Matrices and the four operations — Linear Algebra Module 3

A matrix is an m×n grid of numbers, but the deeper definition is that it represents a linear map from Rⁿ to Rᵐ. Every theorem in this course flows more naturally from the linear-map view than from the grid view.

Matrix multiplication is function composition

If A is m×n and B is n×p, then AB is m×p. The product represents 'apply B, then apply A'. The (i, j) entry of AB is the inner product of row i of A with column j of B.

math

(AB)ᵢⱼ = Σₖ Aᵢₖ Bₖⱼ

Matrix multiplication is not commutative

AB ≠ BA in general. AB might not even be defined when BA is. This is not a bug; it reflects the fact that function composition isn't commutative either — 'apply rotation then projection' is not the same as 'apply projection then rotation'.

Special matrices

Identity I: leaves every vector unchanged. IA = A = AI.
Diagonal: zero off the diagonal. Acts by stretching each axis independently.
Symmetric: A = Aᵀ. Covariance matrices, Hessians, kernel matrices — all symmetric.
Orthogonal: QᵀQ = I. Pure rotations and reflections; preserves lengths and angles.
Triangular (upper or lower): zero below or above the diagonal. Easy to invert and to use for solving systems.

Transpose

The transpose Aᵀ swaps rows and columns. Critical identities: (AB)ᵀ = BᵀAᵀ, (Aᵀ)ᵀ = A, (A + B)ᵀ = Aᵀ + Bᵀ. The transpose is dual to the original map in a precise sense: ⟨Ax, y⟩ = ⟨x, Aᵀy⟩.

Trace and determinant

math

tr(A) = Σᵢ Aᵢᵢ      (sum of diagonal)
det(A) = signed volume scaling factor

Trace is invariant under similarity: tr(B⁻¹AB) = tr(A). It equals the sum of eigenvalues.
Determinant equals the product of eigenvalues.
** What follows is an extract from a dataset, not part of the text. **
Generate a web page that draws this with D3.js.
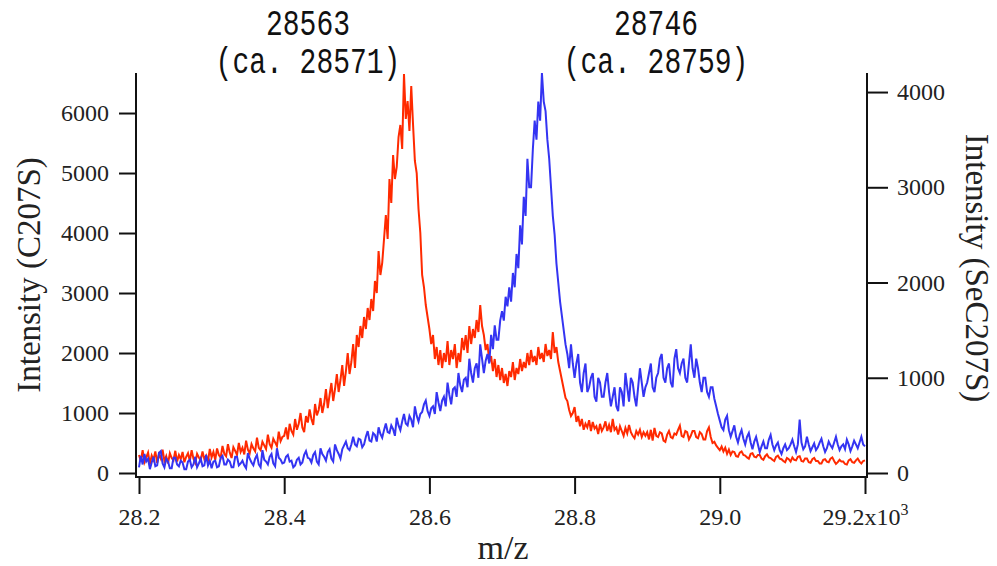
<!DOCTYPE html>
<html>
<head>
<meta charset="utf-8">
<script src="https://cdn.jsdelivr.net/npm/d3@7"></script>
<style>
  body { margin: 0; background: #fff; }
  svg { display: block; }
</style>
</head>
<body>
<svg width="997" height="566"></svg>
<script>
// m/z range of the spectra (sampled every 2.5 Da)
let mzMin = 28200, mzMax = 29200;

// C207S intensity (left axis), 100 Da per row
let redVals = [
  300,200,380,180,260,340,150,290,220,360,170,310,240,390,200,280,160,330,250,210,
  370,190,300,230,350,180,270,330,200,380,240,170,320,260,210,360,230,290,190,400,
  260,350,220,410,300,260,450,320,280,480,340,250,430,370,300,500,350,420,310,540,
  390,330,480,410,360,590,420,380,520,460,400,640,480,420,570,510,450,690,530,600,
  620,760,560,820,700,640,900,720,820,1000,760,680,950,840,1060,900,800,1150,960,1050,
  1250,1000,1150,1400,1080,1300,1500,1200,1400,1650,1350,1550,1800,1450,1700,2000,1650,1850,2150,1750,
  2300,2100,2450,2250,2600,2400,2750,2550,2900,2700,3200,3000,3700,3300,3500,3900,4300,3900,4900,4500,
  5300,4900,5100,5600,5800,5400,6650,5900,6200,5700,6450,5800,5200,5000,4400,4000,3300,3100,2800,2600,
  2400,2150,2300,1900,2100,1800,2050,1750,2000,1850,2200,1800,2050,1900,2150,1750,2000,1850,2250,2050,
  2300,2000,2450,2150,2400,2250,2550,2350,2800,2450,2300,2050,2150,1850,1950,1700,1900,1600,1800,1550,
  1750,1500,1650,1450,1700,1600,1850,1550,1750,1650,1900,1700,1850,1750,2000,1800,2050,1850,1950,1800,
  2100,1900,2000,1850,2150,1950,2050,1900,2350,2000,2100,1850,1700,1550,1400,1250,1200,1050,950,1000,
  1100,850,950,780,900,720,820,760,880,700,850,740,780,650,820,700,760,860,700,800,
  680,900,720,760,640,780,700,620,750,660,800,680,620,580,700,640,720,600,680,620,
  680,560,720,540,750,620,600,680,660,540,520,640,700,600,580,660,640,720,790,620,
  600,700,680,560,620,700,700,600,580,680,650,560,560,700,760,600,500,520,460,420,
  380,440,360,420,320,390,300,360,350,280,270,340,360,300,290,260,240,320,330,270,
  260,300,300,240,220,280,310,260,250,220,200,270,290,240,230,200,180,250,230,190,
  260,220,210,270,280,200,190,240,240,180,170,230,250,200,200,160,160,220,230,190,
  180,240,260,200,150,180,220,190,190,150,140,210,230,180,170,210,240,190,160,200,
  210];

// SeC207S intensity (right axis), 100 Da per row
let blueVals = [
  60,180,90,200,120,150,40,110,170,70,80,210,230,100,60,150,120,50,50,160,
  160,90,70,130,110,40,40,120,140,60,90,170,60,100,150,70,80,190,80,130,
  50,120,130,60,70,160,180,90,90,140,120,60,60,170,170,80,100,130,80,50,
  210,150,110,80,150,190,90,60,240,140,120,90,170,200,100,70,260,160,140,100,
  110,170,190,120,130,60,80,140,160,90,110,190,230,160,150,110,190,220,120,90,
  260,200,170,130,220,250,150,120,300,240,200,150,250,290,330,260,240,300,380,300,
  280,360,350,270,300,380,440,340,330,420,400,330,480,410,370,450,520,430,420,500,
  460,390,580,500,450,540,620,520,500,600,560,480,700,600,540,620,640,720,760,650,
  600,680,700,620,850,740,650,760,800,700,950,820,720,880,900,800,1050,920,850,980,
  1000,900,1200,1050,950,1100,1150,1000,1350,1200,1050,1180,1250,1150,1450,1300,1550,1400,1400,1600,
  1700,1600,1850,1750,1950,1800,2100,1950,2300,2150,2600,2400,2900,2700,3300,3000,3000,3400,3700,3500,
  3900,3700,4200,3900,3800,3500,3300,3000,2700,2500,2200,2000,1800,1650,1500,1350,1250,1100,1350,1150,
  1000,1150,1250,950,850,1050,1150,850,900,1000,1050,800,750,1000,950,800,800,950,1050,850,
  700,800,900,700,650,900,850,700,1050,900,750,1000,950,800,700,900,1100,950,800,900,
  950,1050,1150,900,850,1000,1050,1200,1250,1000,950,1100,1150,950,900,1200,1300,1100,1050,1150,
  1200,1000,950,1150,1350,1100,1000,1200,1100,950,850,1000,1000,850,800,900,900,780,700,620,
  550,480,450,560,600,450,380,440,500,380,320,400,450,360,300,380,420,320,250,330,
  380,300,220,280,330,260,260,350,400,300,240,290,320,240,200,260,300,240,260,300,
  350,280,220,300,560,320,250,280,380,300,230,270,310,240,270,320,360,280,220,260,
  330,290,260,320,380,300,240,280,300,250,350,300,230,280,340,300,260,320,380,300,
  280];

let xTicks = [28200, 28400, 28600, 28800, 29000, 29200];
let leftTicks = [0, 1000, 2000, 3000, 4000, 5000, 6000];
let rightTicks = [0, 1000, 2000, 3000, 4000];
let peakTop = ['28563', '28746'];
let peakBottom = ['(ca. 28571)', '(ca. 28759)'];

let svg = d3.select('svg');
let serif = "'Liberation Serif', 'Times New Roman', serif";
let mono = "'Liberation Mono', 'DejaVu Sans Mono', monospace";

let xScale = d3.scaleLinear().domain([mzMin, mzMax]).range([139, 865]);
let yLeft = d3.scaleLinear().domain([0, 6667]).range([473, 73]);
let yRight = d3.scaleLinear().domain([0, 4200]).range([473, 73]);

let mzAt = (i, n) => mzMin + i * (mzMax - mzMin) / (n - 1);

// traces
let redLine = d3.line().x((d, i) => xScale(mzAt(i, redVals.length))).y(d => yLeft(d));
let blueLine = d3.line().x((d, i) => xScale(mzAt(i, blueVals.length))).y(d => yRight(d));

svg.append('path').attr('d', redLine(redVals))
  .attr('fill', 'none').attr('stroke', '#ff2a00').attr('stroke-width', 2);
svg.append('path').attr('d', blueLine(blueVals))
  .attr('fill', 'none').attr('stroke', '#3434f2').attr('stroke-width', 2);

// axes
let xAxis = d3.axisBottom(xScale).tickValues(xTicks).tickSize(17).tickPadding(14)
  .tickFormat(d => (d / 1000).toFixed(1));
let xG = svg.append('g').attr('transform', 'translate(0,477)').call(xAxis);
xG.select('.domain').remove();
xG.selectAll('text').filter(d => d === 29200)
  .text('29.2x10').append('tspan').attr('dy', -10).attr('font-size', 16).text('3');

let lAxis = d3.axisLeft(yLeft).tickValues(leftTicks).tickSize(17).tickPadding(10)
  .tickFormat(d3.format('d'));
let lG = svg.append('g').attr('transform', 'translate(136,0)').call(lAxis);
lG.select('.domain').remove();

let rAxis = d3.axisRight(yRight).tickValues(rightTicks).tickSize(21).tickPadding(9)
  .tickFormat(d3.format('d'));
let rG = svg.append('g').attr('transform', 'translate(867,0)').call(rAxis);
rG.select('.domain').remove();

[xG, lG, rG].forEach(g => {
  g.selectAll('line').attr('stroke', '#111').attr('stroke-width', 2);
  g.selectAll('text').attr('font-family', serif).attr('font-size', 24).attr('fill', '#222');
});

// frame lines
svg.append('line').attr('x1', 136).attr('x2', 136).attr('y1', 73).attr('y2', 478)
  .attr('stroke', '#111').attr('stroke-width', 2);
svg.append('line').attr('x1', 867).attr('x2', 867).attr('y1', 73).attr('y2', 478)
  .attr('stroke', '#111').attr('stroke-width', 2);
svg.append('line').attr('x1', 135).attr('x2', 868).attr('y1', 477).attr('y2', 477)
  .attr('stroke', '#111').attr('stroke-width', 2);

// axis titles
svg.append('text').attr('transform', 'translate(503,559)')
  .attr('text-anchor', 'middle').attr('font-family', serif).attr('font-size', 34)
  .attr('fill', '#222').text('m/z');
svg.append('text').attr('transform', 'translate(40,275) rotate(-90)')
  .attr('text-anchor', 'middle').attr('font-family', serif).attr('font-size', 33)
  .attr('fill', '#222').text('Intensity (C207S)');
svg.append('text').attr('transform', 'translate(966,268) rotate(90)')
  .attr('text-anchor', 'middle').attr('font-family', serif).attr('font-size', 33)
  .attr('fill', '#222').text('Intensity (SeC207S)');

// peak labels above the plot
let labelX = [308, 656];
peakTop.forEach((t, i) => {
  svg.append('text').attr('transform', `translate(${labelX[i]},35) scale(1,1.3)`)
    .attr('text-anchor', 'middle').attr('font-family', mono).attr('font-size', 28)
    .attr('fill', '#111').text(t);
  svg.append('text').attr('transform', `translate(${labelX[i]},73) scale(1,1.3)`)
    .attr('text-anchor', 'middle').attr('font-family', mono).attr('font-size', 28)
    .attr('fill', '#111').text(peakBottom[i]);
});
</script>
</body>
</html>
Zero iff A is singular (non-invertible).
tr(AB) = tr(BA) even though AB ≠ BA. Used constantly in matrix calculus.
det(AB) = det(A)·det(B). det(Aᵀ) = det(A). det(αA) = αⁿ det(A) for n×n A.

Why trace shows up in portfolio analytics

If R is the T×n matrix of returns (T days, n assets), the sample covariance is Σ̂ = (1/T) RᶜᵀRᶜ where Rᶜ is mean-centred R. The total variance — the sum of variances across all n assets — is tr(Σ̂). When we do PCA, the fraction of variance explained by the first k components is the sum of the first k eigenvalues divided by tr(Σ̂). Trace is the budget; eigenvalues are the line items.

Inverse

When A is square and non-singular, A⁻¹ is the unique matrix such that A·A⁻¹ = A⁻¹·A = I. Properties: (AB)⁻¹ = B⁻¹A⁻¹, (Aᵀ)⁻¹ = (A⁻¹)ᵀ, (αA)⁻¹ = (1/α)A⁻¹.

Never compute an inverse you don't need

In production code, you almost never compute A⁻¹ explicitly. To solve Ax = b you call a linear-system solver (LU, Cholesky, QR), which is faster and numerically more stable than forming A⁻¹ then multiplying. Computing A⁻¹b should be your last resort, used only when you genuinely need the inverse matrix itself.

Exercise

Let A = [[2, 1], [1, 3]]. (1) Compute tr(A) and det(A). (2) Compute A⁻¹ by the 2×2 formula. (3) Verify A·A⁻¹ = I.